Because of its finding that the Intercept had met its burden to establish Article III standing, the district court moved on to address OpenAI’s arguments that the Intercept failed to state a claim.  On the Intercept’s claim of unlawful distribution of its copyrighted articles, Judge Rakoff found that the complaint included no factual support for its allegation that OpenAI distributed the articles.  Although the complaint alleges that OpenAI trained ChatGPT using copies of the Intercepts works, and that OpenAI has shared its training-set data with third parties, the Intercept did not provide any evidence that OpenAI knowingly distributed copies of its articles after allegedly removing the DMCA-protected information.  The district court therefore granted OpenAI’s motion to dismiss the Intercept’s distribution claim. 
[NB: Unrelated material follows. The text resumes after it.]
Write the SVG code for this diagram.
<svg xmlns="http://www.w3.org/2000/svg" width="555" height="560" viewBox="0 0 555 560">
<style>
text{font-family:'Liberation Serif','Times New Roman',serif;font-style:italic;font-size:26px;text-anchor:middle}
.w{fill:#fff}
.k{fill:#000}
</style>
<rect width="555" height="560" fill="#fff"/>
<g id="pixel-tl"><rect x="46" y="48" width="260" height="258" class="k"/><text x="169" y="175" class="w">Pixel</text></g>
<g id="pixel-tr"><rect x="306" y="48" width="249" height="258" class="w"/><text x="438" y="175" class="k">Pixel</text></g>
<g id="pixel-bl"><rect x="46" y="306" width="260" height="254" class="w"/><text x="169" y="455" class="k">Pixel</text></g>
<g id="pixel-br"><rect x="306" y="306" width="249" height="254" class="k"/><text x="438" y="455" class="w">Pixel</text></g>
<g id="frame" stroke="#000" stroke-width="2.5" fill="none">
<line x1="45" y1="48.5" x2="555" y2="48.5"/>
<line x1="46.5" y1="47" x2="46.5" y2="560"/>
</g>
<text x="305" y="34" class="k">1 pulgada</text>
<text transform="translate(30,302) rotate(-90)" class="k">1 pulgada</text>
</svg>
However, the district court denied OpenAI’s motion to dismiss the CMI claim, finding that the Intercept plausibly alleged that OpenAI intentionally removed CMI from its articles. As described in the district court’s decision, CMI claims impose a “double scienter requirement,” under which a party must prove that (1) CMI was intentionally removed from a copyrighted work, and (2) that the alleged infringer knew or had reasonable grounds to know that the removal of CMI would “induce, enable, facilitate, or conceal” copyright infringement.
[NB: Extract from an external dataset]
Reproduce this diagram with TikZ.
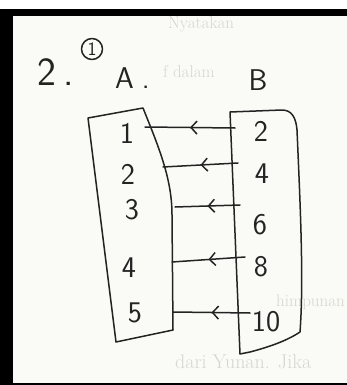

The Intercept was able to support its CMI claim by identifying the specific training sets that it alleges OpenAI uses to train ChatGPT, including specific URLs from its website. Further, the Intercept also presented evidence that the algorithm that OpenAI uses to build its training sets can only capture an article's main text, which excludes CMI.  The more difficult question, according to Judge Rakoff, is whether OpenAI knew or had reasonable grounds to know that the removal of CMI would induce, facilitate, or conceal copyright infringement.  On this issue, the district court was persuaded by the Intercept’s argument that OpenAI knew when it allegedly removed its CMI that it could result in “downstream infringement” by ChatGPT users because (1) OpenAI knew that ChatGPT “‘regurgitate[s] verbatim ... copyright-protected works of journalism ’ without CMI, ‘[a]t least some of the time,’” and (2) because ChatGPT is promoted as a tool by which users can generate content for further use.  Accordingly, the Intercept was able to satisfy the “double scienter” requirement for its CMI claims. 

TAKEAWAYS 

Perhaps the most notable aspect of Judge Rakoff’s decision is its failure to address, or even mention, prior SDNY precedent recently established in Raw Story Media, Inc. v. OpenAI, Inc., In Raw Story, Judge Colleen McMahon reached the opposite conclusion on the issue of Article III standing, finding that the plaintiffs failed to provide sufficient support to demonstrate that their content was used to train ChatGPT or that such use would cause harm even if OpenAI did use the copyrighted works to train ChatGPT because “the likelihood that ChatGPT would output plagiarized content from one of Plaintiffs’ articles seems remote” based on “the quantity of information contained in the repository.” Accordingly, Judge Rakoff’s February 2025 decision creates a split within SDNY that could complicate the resolution of similar claims against AI platforms asserting the removal of CMI in the future.   

Having survived OpenAI’s motion to dismiss, the Intercept will continue to pursue its CMI claims.  If the Intercept’s CMI claims ultimately prevail, the court’s decision in this case could impact the way AI models are trained by changing how attribution to original sources needs to be provided. We will continue to monitor this case as it develops.